SPMT is the first serial data specification that is targeted specifically for memory. Its initial version supports 6.4Gb/s bandwidth per chip using standard 400MHz clocks. The backward compatibility includes both pin assignments and signals, as well as the command bus & commands and the system timing. As the target market is the mobile application space, special attention was paid to making sure the memory has a very low latency exit from power-down states, and can integrate with existing memory cores in current revision designs.

The new memory format supports four times the bandwidth as LPDDR2 for a given pinout, and half the power for a given bandwidth. Consider, for example, LPDDR2 memory with 800Mbps data rate per lane, 400MHz interface logic, an x128 (4×32) memory width needs 56 address pins and 176 data pins to yield a total bandwidth of 12.8GB/s at 720 mW. By comparison, the SMPT memory yields an 8Gbps data rate per lane, the same 400MHz interface logic, 32 lanes of interface width (equiv to x64 LPDDR2), and only needs 28 address pins and 88 data pins for a total bandwidth of 25.6GB/s for the same 720mW.
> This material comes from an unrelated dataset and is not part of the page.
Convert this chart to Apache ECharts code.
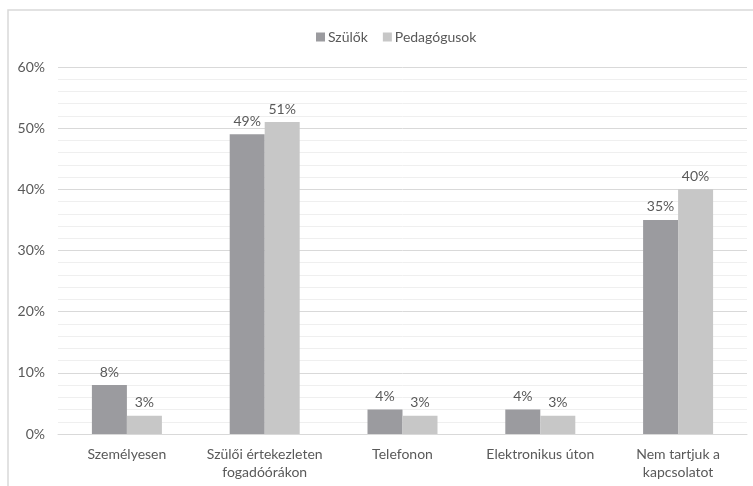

The SPMT memory will fit in a manufacturing-proven PoP216 package. With any new interface format, especially those directed as power savings, the issues of manufacturability and test always come into play. SPMT is no exception. The specification calls for the chips to use the same die and package test as parallel memory, utilize BIST for the serial interface and result in the same testing time as standard LPDDR2 parallel memory.

The format is being backed by ARM, Hynix, LG, Marvell, Samsung and Silicon Image. It is expected to appear in products in the marketplace in near term.